Social And Health Care Services “Part Of A Single Bridge”

In the wake of the recent Counsel and Care survey, directors of adult social services have renewed their calls on government to improve the balance of funding between the health and social care services in order to enhance services for older people, either living in their own homes or in residential or nursing homes.

{mosimage}According to ADASS Vice President John Dixon: “The survey confirms what several other studies over the past two years have highlighted. Cash-strapped social care budgets are being increasingly exposed as such by the relentless, but very welcome, rise in the numbers of people living far longer than they have in the past.” According to Mr Dixon, the former social services departments as well as the emerging adult social services departments ‘have more than proved themselves up to making the efficiency savings demanded of them by government.’

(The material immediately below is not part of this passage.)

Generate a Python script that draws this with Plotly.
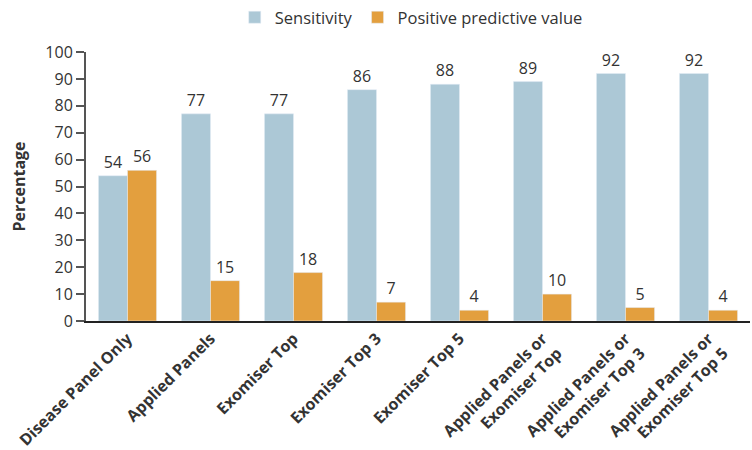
import plotly.graph_objects as go

categories = ["Disease Panel Only", "Applied Panels", "Exomiser Top", "Exomiser Top 3",
              "Exomiser Top 5", "Applied Panels or<br>Exomiser Top",
              "Applied Panels or<br>Exomiser Top 3", "Applied Panels or<br>Exomiser Top 5"]
sensitivity = [54, 77, 77, 86, 88, 89, 92, 92]
ppv = [56, 15, 18, 7, 4, 10, 5, 4]
y_ticks = [0, 10, 20, 30, 40, 50, 60, 70, 80, 90, 100]

font_family = "Open Sans"
text_color = "#333333"

fig = go.Figure()
fig.add_trace(go.Bar(name="Sensitivity", x=categories, y=sensitivity,
                     marker_color="#ACC8D6", text=sensitivity, textposition="outside",
                     textfont=dict(size=16, color=text_color, family=font_family),
                     cliponaxis=False))
fig.add_trace(go.Bar(name="Positive predictive value", x=categories, y=ppv,
                     marker_color="#E39F3E", text=ppv, textposition="outside",
                     textfont=dict(size=16, color=text_color, family=font_family),
                     cliponaxis=False))

fig.update_layout(
    width=752, height=450,
    margin=dict(l=86, r=2, t=52, b=129, autoexpand=False),
    barmode="group", bargap=0.30, bargroupgap=0,
    plot_bgcolor="white", paper_bgcolor="white",
    font=dict(family=font_family, color=text_color),
    legend=dict(orientation="h", x=0.224, xanchor="left", y=1.0, yanchor="top",
                yref="container", font=dict(size=16.5, color=text_color),
                traceorder="normal", itemwidth=30),
    showlegend=True,
)
fig.update_xaxes(showline=True, linecolor="#222222", linewidth=2, tickangle=-45,
                 ticks="", automargin=False,
                 tickfont=dict(size=16, color=text_color, family=font_family, weight="bold"),
                 range=[-0.5, 7.5])
fig.update_yaxes(range=[0, 100], tickvals=y_ticks, showline=True, linecolor="#555555",
                 linewidth=2, ticks="outside", ticklen=8, tickwidth=1.5, tickcolor="#555555",
                 showgrid=False, zeroline=False, automargin=False,
                 tickfont=dict(size=16, color=text_color, family=font_family),
                 title=dict(text="<b>Percentage</b>", font=dict(size=16, color=text_color), standoff=16))

fig.write_html("out.html", config={"displayModeBar": False},
               post_script="document.body.style.margin='0px';")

“We are going ahead creatively blending our new, wider local authority services with our core social care tasks. We are also taking a strong lead on personalisation of services, including the introduction of Individual Budgets. But none of this will compensate for the consequences of the demographic changes we are facing.

“All the pointers suggest that those demographic changes are likely to see their numbers continue to increase: in some cases older people will have greater complexities of need as well. If there are no new resources local authorities will inevitably have to raise the thresholds at which people become eligible for services.

“That is something we have done with great regret, and have tried to avoid. However, there is a limit, in the current financial circumstances, to how much we can invest in preventive services, despite seeking to improve both the quality and quantity of services to people with only moderate levels of need.

“With ever quicker throughputs of hospital patients, solutions which would see NHS resources following older people as they leave hospital and return to their communities would go a long way towards easing the pressures.

“Social and health care together provide a single bridge between individuals and their broader wellbeing. If one side of that bridge deteriorates so much that it becomes uncrossable, then no matter how much you look after the other side, the crossing will not be completed. Once part of the fabric of a whole system wears thin, the whole edifice is in danger of collapsing,” He said.

“As a member of the Caring Choices group of organisations we would ask the new Chancellor of the Exchequer to look again at this year’s Comprehensive Spending Review to see if either new money, or funding generated from current NHS acute services can be found to help us with this task.